STEP 3: File The Texas LLC Certificate of Formation

You’ll need to file Form 205 – Certificate of Formation with the Texas Secretary of State to register your Texas LLC. You can submit your application online, by mail, or in person.

You must choose whether your LLC will be member-managed or manager-managed when filing your Certificate of Formation. You’ll need to register as a Foreign LLC if you’re expanding your existing LLC to Texas.

STEP 4: Create a Texas LLC Operating Agreement

Although an operating agreement, also known as a company agreement in Texas, isn’t essential for Texas LLCs, it’s a good idea to have one. An operating agreement is a legal document that spells out an LLC’s ownership and running processes.

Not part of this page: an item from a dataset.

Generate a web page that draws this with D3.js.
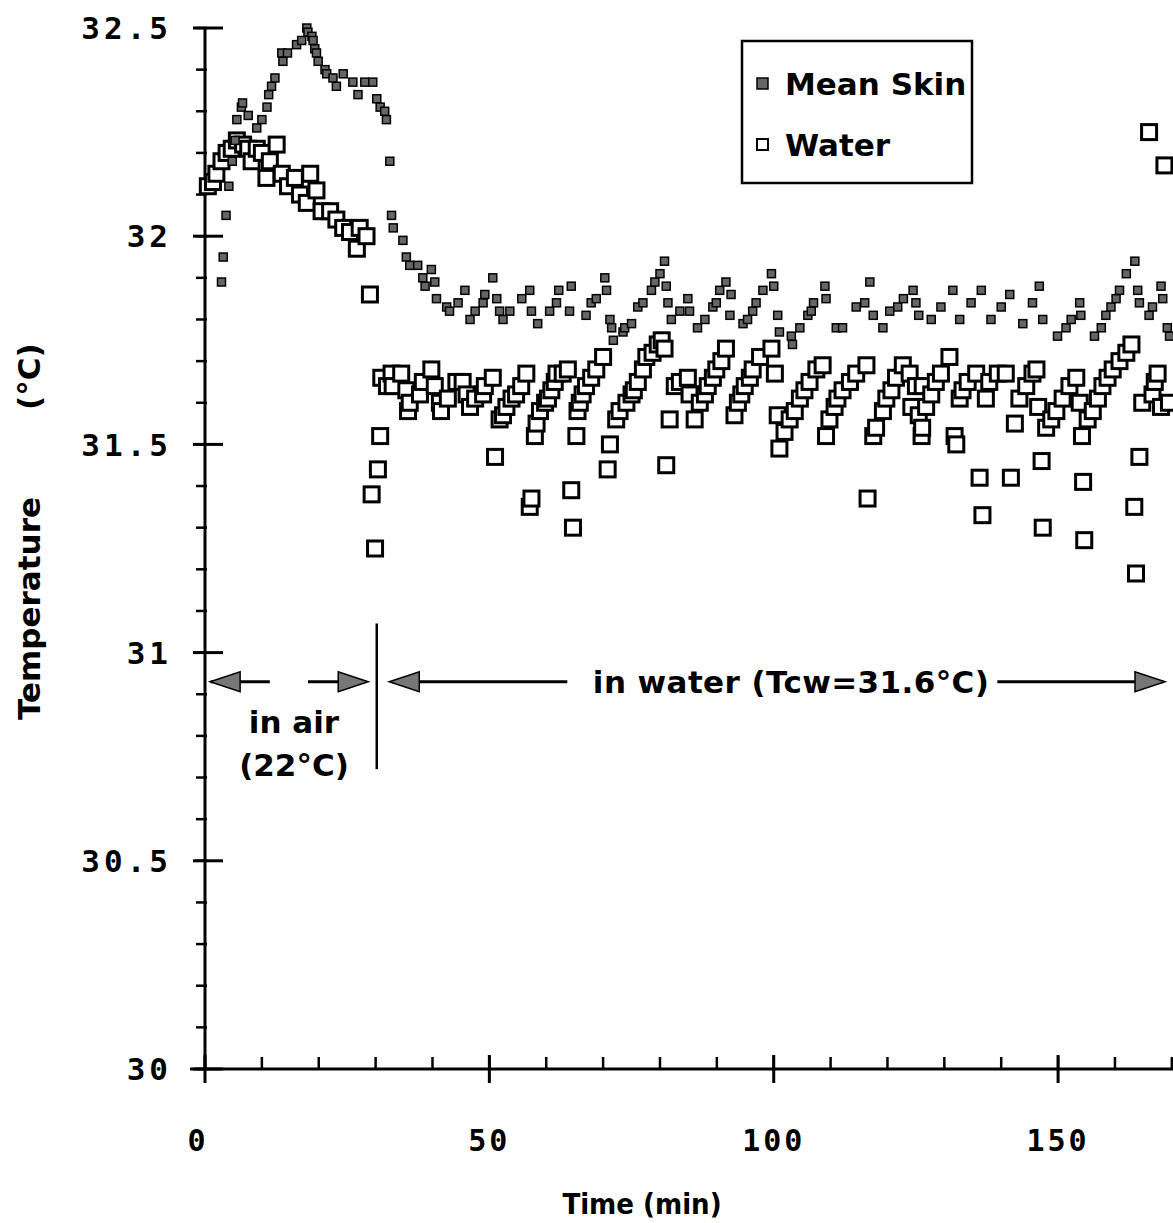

A detailed operating agreement guarantees that all firm owners are on the same page and decreases the likelihood of future disagreement.

For more information regarding operating agreements, one can visit The Really Useful Information Company (TRUiC) website.

STEP 5: Get an EIN for your Texas LLC

The Internal Revenue Service (IRS) issues a nine-digit number called an Employer Identification Number (EIN), Federal Employer Identification Number (FEIN), or Federal Tax Identification Number (FTIN) to identify a company organization and maintain track of its tax reporting. It’s effectively the company’s Social Security number (SSN).

For the following, an EIN number is required:

  • To open a bank account for the company.
  • For the purposes of federal and state taxation
  • To appoint staff for the business

The business owner obtains an EIN from the IRS (for free) after forming the company. This can be done either online or in the mail.

Final Thought

When you form an LLC in Texas, you can take advantage of a number of benefits that the state provides to entrepreneurs, including consistency, deductible employee profits, lawsuit protection, tax savings, and personal asset protection. You can also choose a different individual to handle your legal matters.

A person should make a decision on the business structure after consulting with an attorney and accountant and considering factors such as tax, liability, management, continuity, transferability of ownership interests, and formality of operation.